I started my career in sales carrying a quota and cold calling from a cubicle, just like thousands of other reps trying to hit their numbers. What separated my trajectory was an obsession with understanding not just what worked, but why it worked and how to teach others to replicate those results. That curiosity led me from individual contributor to sales leader, and eventually to specializing in helping other leaders build teams that actually perform.
Over the past decade, I have worked with hundreds of sales organizations across technology, services, and commerce sectors. I have seen every variety of sales team dysfunction imaginable, from toxic cultures that churn talent monthly to well-intentioned leaders whose teams underperform despite everyone working hard. These experiences taught me that sales leadership is a distinct skill set that most people are never formally taught. We promote top sellers into management roles and expect them to figure it out, which explains why so many sales teams struggle.
My approach centers on systems over heroics. I believe that consistent revenue growth comes from repeatable processes, clear accountability, and developing people rather than replacing them. I focus on practical frameworks that sales leaders can implement immediately, not academic theories that sound good in conference rooms but fail in real selling environments. My methods are built from pattern recognition across thousands of sales situations, distilled into principles that work regardless of industry or product.

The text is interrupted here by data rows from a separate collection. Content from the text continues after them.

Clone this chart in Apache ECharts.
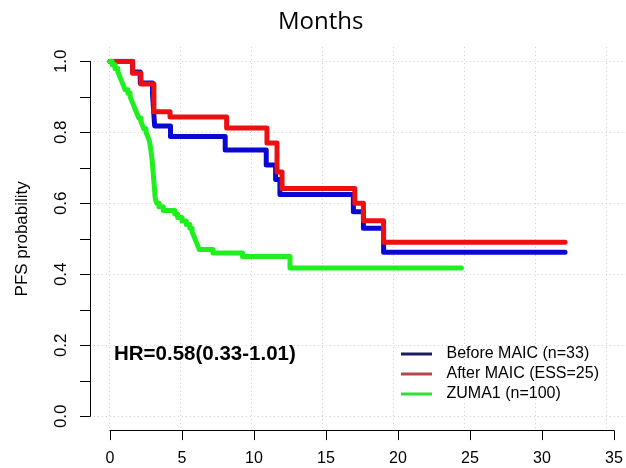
<!DOCTYPE html>
<html>
<head>
<meta charset="utf-8">
<script src="https://cdn.jsdelivr.net/npm/echarts@6/dist/echarts.min.js"></script>
<style>html,body{margin:0;padding:0;background:#fff}#c{width:626px;height:468px}</style>
</head>
<body>
<div id="c"></div>
<script>
// ---- data ----
var titleText = 'Months';
var yName = 'PFS probability';
var hrText = 'HR=0.58(0.33-1.01)';
var xTicks = [0, 5, 10, 15, 20, 25, 30, 35];
var yTicks = [0, 0.2, 0.4, 0.6, 0.8, 1.0];
var seriesNames = ['Before MAIC (n=33)', 'After MAIC (ESS=25)', 'ZUMA1 (n=100)'];

var beforeTime = [0, 1.57, 2.1, 2.95, 3.0, 3.1, 4.2, 8.0, 10.85, 11.5, 11.8, 16.9, 17.6, 19.0, 31.6];
var beforeSurv = [1.0, 0.970, 0.939, 0.909, 0.879, 0.818, 0.788, 0.750, 0.708, 0.667, 0.625, 0.576, 0.530, 0.462, 0.462];

var afterTime = [0, 1.57, 2.15, 3.05, 4.17, 8.1, 10.9, 11.6, 11.95, 17.0, 17.6, 19.0, 31.6];
var afterSurv = [1.0, 0.966, 0.936, 0.858, 0.843, 0.812, 0.770, 0.688, 0.642, 0.600, 0.551, 0.490, 0.490];

var zumaTime = [0, 0.15, 0.35, 0.55, 0.65, 0.75, 0.85, 0.95, 1.05, 1.25, 1.4, 1.5, 1.6, 1.7, 1.8, 1.9, 2.0, 2.15, 2.25, 2.35, 2.5, 2.6, 2.7, 2.76, 2.8, 2.84, 2.87, 2.9, 2.93, 2.95, 2.97, 2.99, 3.01, 3.03, 3.05, 3.07, 3.09, 3.11, 3.13, 3.16, 3.25, 3.4, 3.7, 4.5, 4.7, 5.0, 5.3, 5.55, 5.7, 5.8, 5.9, 6.0, 6.1, 6.2, 7.15, 9.2, 12.5, 24.4];
var zumaSurv = [1.00, 0.99, 0.98, 0.97, 0.96, 0.95, 0.94, 0.93, 0.92, 0.91, 0.90, 0.89, 0.88, 0.87, 0.86, 0.85, 0.84, 0.83, 0.82, 0.81, 0.80, 0.79, 0.78, 0.77, 0.76, 0.75, 0.74, 0.73, 0.72, 0.71, 0.70, 0.69, 0.68, 0.67, 0.66, 0.65, 0.64, 0.63, 0.62, 0.61, 0.60, 0.59, 0.58, 0.57, 0.56, 0.55, 0.54, 0.53, 0.52, 0.51, 0.50, 0.49, 0.48, 0.47, 0.46, 0.45, 0.418, 0.418];

// ---- layout ----
var F = '"Liberation Sans", Arial, sans-serif';
var gL = 110, gR = 614, gT = 61.3, gB = 416.3;
var pxX = (gR - gL) / 35, pxY = (gB - gT);
var extX = 1.4, extY = 0.04;

function pairs(t, s) { return t.map(function (v, i) { return [v, s[i]]; }); }

var chart = echarts.init(document.getElementById('c'), null, {renderer: 'canvas'});
var colors = ['#0808d2', '#ec1010', '#1fee1f'];
var legendColors = ['#1c1c62', '#b84646', '#33dd33'];

chart.setOption({
  animation: false,
  backgroundColor: '#fff',
  grid: [
    {left: gL, top: gT, width: gR - gL, height: gB - gT},
    {left: gL - extX * pxX, top: gT - extY * pxY, width: (gR - gL) + 2 * extX * pxX, height: pxY * (1 + 2 * extY)}
  ],
  xAxis: [
    {gridIndex: 0, type: 'value', min: 0, max: 35, interval: 5, offset: 14.3,
     axisLine: {show: true, onZero: false, lineStyle: {color: '#000', width: 1}},
     axisTick: {show: true, length: 9.5, lineStyle: {color: '#000'}},
     axisLabel: {margin: 20, fontFamily: F, fontSize: 16, color: '#000'},
     splitLine: {show: false}},
    {gridIndex: 1, type: 'value', min: -extX, max: 35 + extX,
     axisLine: {show: false}, axisLabel: {show: false},
     axisTick: {show: false, customValues: xTicks},
     splitLine: {show: true, lineStyle: {color: '#cfcfcf', type: [1, 3], width: 1}}}
  ],
  yAxis: [
    {gridIndex: 0, type: 'value', min: 0, max: 1, interval: 0.1, offset: gL - 90,
     name: yName, nameLocation: 'middle', nameRotate: 90, nameGap: 59,
     nameTextStyle: {fontFamily: F, fontSize: 17, color: '#000'},
     axisLine: {show: true, onZero: false, lineStyle: {color: '#000', width: 1}},
     axisTick: {show: true, length: 10, lineStyle: {color: '#000'}},
     axisLabel: {rotate: 90, margin: 20, fontFamily: F, fontSize: 17, color: '#000',
       formatter: function (v) {
         var r = Math.round(v * 10);
         return (r % 2 === 0) ? (r / 10).toFixed(1) : '';
       }},
     splitLine: {show: false}},
    {gridIndex: 1, type: 'value', min: -extY, max: 1 + extY,
     axisLine: {show: false}, axisLabel: {show: false},
     axisTick: {show: false, customValues: yTicks},
     splitLine: {show: true, lineStyle: {color: '#cfcfcf', type: [1, 3], width: 1}}}
  ],
  legend: {
    orient: 'vertical', left: 401, top: 344, itemGap: 0, padding: 0,
    itemWidth: 31, itemHeight: 3, icon: 'rect',
    textStyle: {fontFamily: F, fontSize: 16, color: '#000', lineHeight: 20, padding: [0, 0, 0, 9.5]},
    data: seriesNames.map(function (n, i) { return {name: n, itemStyle: {color: legendColors[i]}}; })
  },
  graphic: [
    {type: 'text', left: 278, top: 10, z: 10,
     style: {text: titleText, font: '24px "Open Sans", sans-serif', fill: '#000'}},
    {type: 'text', left: 114, top: 344, z: 10,
     style: {text: hrText, font: 'bold 20.5px "Liberation Sans", Arial, sans-serif', fill: '#000'}}
  ],
  series: [
    {name: seriesNames[0], type: 'line', xAxisIndex: 0, yAxisIndex: 0, step: 'end', showSymbol: false,
     data: pairs(beforeTime, beforeSurv), color: colors[0],
     lineStyle: {color: colors[0], width: 5, cap: 'round', join: 'round'}},
    {name: seriesNames[1], type: 'line', xAxisIndex: 0, yAxisIndex: 0, step: 'end', showSymbol: false,
     data: pairs(afterTime, afterSurv), color: colors[1],
     lineStyle: {color: colors[1], width: 5, cap: 'round', join: 'round'}},
    {name: seriesNames[2], type: 'line', xAxisIndex: 0, yAxisIndex: 0, step: 'end', showSymbol: false,
     data: pairs(zumaTime, zumaSurv), color: colors[2],
     lineStyle: {color: colors[2], width: 5, cap: 'round', join: 'round'}}
  ]
});
</script>
</body>
</html>
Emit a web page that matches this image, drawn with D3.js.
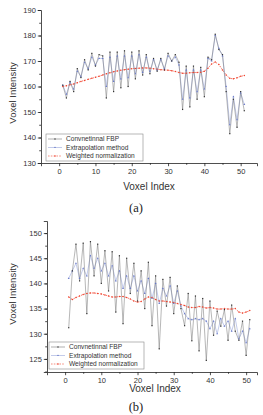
<!DOCTYPE html>
<html>
<head>
<meta charset="utf-8">
<script src="https://cdn.jsdelivr.net/npm/d3@7"></script>
<style>
  body { margin: 0; background: #fff; }
  svg { display: block; }
</style>
</head>
<body>
<svg id="svg" width="263" height="415"></svg>
<script>
// ---- data ----
const seriesNames = ["Convnetinnal FBP", "Extrapolation method", "Weighted normalization"];
const xTicks = [0, 10, 20, 30, 40, 50];
const aYTicks = [130, 140, 150, 160, 170, 180, 190];
const bYTicks = [125, 130, 135, 140, 145, 150];

// panel (a)
const aFbp = [160.5, 155.5, 162, 158, 167, 163.5, 170.5, 166.5, 173, 168, 172.5, 172, 155.5, 173.5, 158, 173.5, 159.5, 174, 160, 173.5,
  163, 174, 164.5, 172.5, 165, 171, 166, 171, 166.5, 173, 170, 172.5, 169.5, 151, 168, 152, 168, 155, 167.5, 156,
  171.5, 170.5, 180.5, 174.5, 172.5, 158, 141.5, 155, 144, 158, 150.5];
const aExt = [160.5, 157, 161.5, 159, 166, 164, 169.5, 167, 171.5, 168.5, 171, 171, 160, 171.5, 162, 172, 163, 172, 163.5, 172,
  165, 172.5, 165.5, 171.5, 166, 170.5, 166.5, 170.5, 167, 172, 170, 171.5, 168.5, 155, 166.5, 155.5, 166.5, 158, 166.5, 159,
  171, 170, 180, 175, 172, 160, 145, 156, 147, 157.5, 153];
const aWn = [160, 160.3, 160.7, 161, 161.5, 162, 162.4, 162.8, 163.2, 163.6, 164, 164.5, 165, 165.4, 165.8, 166.1, 166.4, 166.6, 166.8, 167,
  167.1, 167.2, 167.3, 167.3, 167.2, 167, 166.8, 166.6, 166.5, 166.4, 166.2, 165.9, 165.5, 165.2, 165.2, 165.4, 165.5, 165.5, 165.6, 166,
  167.2, 168.8, 169.6, 168.6, 166.5, 164.5, 163.2, 163, 163.4, 164, 164.3];

// panel (b)
const bFbp = [131.2, 142.5, 147.8, 140.5, 148, 134, 148.3, 141.5, 147.8, 140, 146.5, 138.5, 146.3, 134.3, 145.5, 132, 145, 138, 144, 136.5,
  142.5, 135, 144.2, 131.6, 141.5, 127, 140.8, 135.5, 141.2, 134, 139.5, 135, 131.6, 138, 128.6, 137.5, 126.6, 137, 124.7, 136.5,
  129.7, 134.5, 131.5, 134.8, 128.7, 135.7, 130.5, 128.7, 132.5, 125.7, 132.8];
const bExt = [141, 142.5, 144, 141, 143, 141.5, 145.5, 143, 145, 142.5, 144, 141.5, 143.5, 140.5, 142.5, 139, 141.5, 139, 141.5, 138.5,
  140.5, 138, 141, 137, 140, 136, 139, 137.5, 139.5, 136, 138.5, 135.5, 134, 133, 132.8, 133, 132.8, 133, 132.5, 131,
  132.5, 130, 133, 131.5, 132.5, 130.5, 133, 129, 130.5, 128.2, 131];
const bWn = [137.3, 136.8, 137.2, 137.5, 137.8, 138, 138.1, 138.1, 138, 137.9, 137.7, 137.5, 137.3, 137.3, 137.4, 137.4, 137.2, 136.9, 136.5, 136.3,
  136.4, 136.9, 137.3, 137.2, 136.8, 136.5, 136.5, 136.4, 136.3, 136.2, 136, 135.8, 135.6, 135.3, 135.2, 135.2, 135.4, 135.3, 135.1, 135.2,
  135.1, 134.9, 134.9, 135, 134.9, 134.9, 135, 134.3, 134.1, 134.3, 134.6];

const sans = "'Liberation Sans', Arial, sans-serif";
const colors = ["#555", "#9aa8dc", "#f0432e"];

const svg = d3.select("#svg");
svg.append("rect").attr("width", 263).attr("height", 415).attr("fill", "#fff");

function drawPanel(cfg) {
  const x = d3.scaleLinear().domain(cfg.xDomain).range([cfg.left, cfg.right]);
  const y = d3.scaleLinear().domain(cfg.yDomain).range([cfg.bottom, cfg.top]);
  const g = svg.append("g");

  // minor ticks
  const minorX = d3.range(-5, cfg.xDomain[1], 5).filter(v => v % 10 !== 0 && v > cfg.xDomain[0]);
  const minorY = d3.range(cfg.yTicks[0] - cfg.yStep / 2, cfg.yDomain[1], cfg.yStep / 2)
    .filter(v => v > cfg.yDomain[0]);

  g.append("g").attr("transform", `translate(0,${cfg.bottom})`)
    .call(d3.axisBottom(x).tickValues(minorX).tickSize(1.8).tickFormat(""))
    .call(a => a.select(".domain").remove());
  g.append("g").attr("transform", `translate(${cfg.left},0)`)
    .call(d3.axisLeft(y).tickValues(minorY).tickSize(1.8).tickFormat(""))
    .call(a => a.select(".domain").remove());

  g.append("g").attr("transform", `translate(0,${cfg.bottom})`)
    .call(d3.axisBottom(x).tickValues(xTicks).tickSizeOuter(0).tickSize(3.2).tickPadding(2));
  g.append("g").attr("transform", `translate(${cfg.left},0)`)
    .call(d3.axisLeft(y).tickValues(cfg.yTicks).tickSizeOuter(0).tickSize(3.2).tickPadding(2));
  g.selectAll(".domain, .tick line").attr("stroke", "#222").attr("stroke-width", 0.8);
  g.selectAll(".tick text").attr("font-family", sans).attr("font-size", 7.5).attr("fill", "#333");

  // axis titles
  g.append("text").attr("x", cfg.xTitle[0]).attr("y", cfg.xTitle[1])
    .attr("text-anchor", "middle").attr("font-family", sans).attr("font-size", 10).attr("fill", "#333")
    .text("Voxel Index");
  g.append("text").attr("transform", `translate(${cfg.yTitle[0]},${cfg.yTitle[1]}) rotate(-90)`)
    .attr("text-anchor", "middle").attr("font-family", sans).attr("font-size", 9.5).attr("fill", "#333")
    .text("Voxel Intensity");
  g.append("text").attr("x", 136).attr("y", cfg.caption)
    .attr("text-anchor", "middle").attr("font-family", "'Liberation Serif', 'Times New Roman', serif")
    .attr("font-size", 12.5).attr("fill", "#222").text(cfg.label);

  const line = d3.line().x((d, i) => x(i + 1)).y(d => y(d));
  const series = cfg.series;

  // weighted normalization (red dotted)
  g.append("path").attr("d", line(series[2])).attr("fill", "none")
    .attr("stroke", colors[2]).attr("stroke-width", 0.8).attr("stroke-dasharray", "1.6,1.2").attr("opacity", 0.9);
  // extrapolation (blue)
  g.append("path").attr("d", line(series[1])).attr("fill", "none")
    .attr("stroke", colors[1]).attr("stroke-width", 0.6);
  // FBP (gray)
  g.append("path").attr("d", line(series[0])).attr("fill", "none")
    .attr("stroke", "#7a7a7a").attr("stroke-width", 0.55);

  g.append("g").selectAll("circle").data(series[2]).join("circle")
    .attr("cx", (d, i) => x(i + 1)).attr("cy", d => y(d)).attr("r", 0.75).attr("fill", colors[2]);
  const tri = d3.symbol().type(d3.symbolTriangle).size(1.6);
  g.append("g").selectAll("path").data(series[1]).join("path")
    .attr("d", tri).attr("transform", (d, i) => `translate(${x(i + 1)},${y(d)})`).attr("fill", "#6576c8");
  g.append("g").selectAll("rect").data(series[0]).join("rect")
    .attr("x", (d, i) => x(i + 1) - 0.6).attr("y", d => y(d) - 0.6)
    .attr("width", 1.2).attr("height", 1.2).attr("fill", "#333");

  // legend
  const lg = g.append("g");
  const L = cfg.legend;
  lg.append("rect").attr("x", L.x).attr("y", L.y).attr("width", L.w).attr("height", L.h)
    .attr("fill", "#fff").attr("stroke", "#888").attr("stroke-width", 0.6);
  seriesNames.forEach((name, i) => {
    const yy = L.y + 5 + i * L.step;
    lg.append("line").attr("x1", L.x + 2).attr("x2", L.x + 16).attr("y1", yy).attr("y2", yy)
      .attr("stroke", i === 0 ? "#7a7a7a" : colors[i]).attr("stroke-width", 0.6)
      .attr("stroke-dasharray", i === 2 ? "1.6,1.2" : null);
    if (i === 0) lg.append("rect").attr("x", L.x + 8.4).attr("y", yy - 0.6).attr("width", 1.2).attr("height", 1.2).attr("fill", "#333");
    if (i === 1) lg.append("path").attr("d", tri).attr("transform", `translate(${L.x + 9},${yy})`).attr("fill", "#6576c8");
    if (i === 2) lg.append("circle").attr("cx", L.x + 9).attr("cy", yy).attr("r", 0.75).attr("fill", colors[2]);
    lg.append("text").attr("x", L.x + 20).attr("y", yy).attr("dy", "0.35em")
      .attr("font-family", sans).attr("font-size", 6.6).attr("fill", "#333").text(name);
  });
}

drawPanel({
  series: [aFbp, aExt, aWn], label: "(a)",
  xDomain: [-5, 54.5], yDomain: [130, 190], yTicks: aYTicks, yStep: 10,
  left: 41, right: 257, top: 10, bottom: 163,
  xTitle: [149, 190], yTitle: [16, 93], caption: 212,
  legend: { x: 46, y: 134, w: 97, h: 27, step: 8.5 }
});

drawPanel({
  series: [bFbp, bExt, bWn], label: "(b)",
  xDomain: [-5, 53], yDomain: [122.4, 152.4], yTicks: bYTicks, yStep: 5,
  left: 47, right: 257, top: 221, bottom: 372,
  xTitle: [155, 392], yTitle: [16, 294], caption: 411,
  legend: { x: 49, y: 342, w: 95, h: 27, step: 8.5 }
});
</script>
</body>
</html>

I have built my practice around one core belief: the sales leader is the most leveraged role in any revenue organization. A great individual contributor might double their own output through hard work, but a great sales leader can multiply the output of an entire team. That leverage fascinates me, and helping leaders unlock it has become my professional mission. My work focuses exclusively on the human side of sales leadership because technology and strategy are worthless without people who can execute them consistently. I live for the moment when a struggling manager finally understands how to coach effectively, or when a team that was missing quota starts exceeding it month after month because their leader learned to lead differently.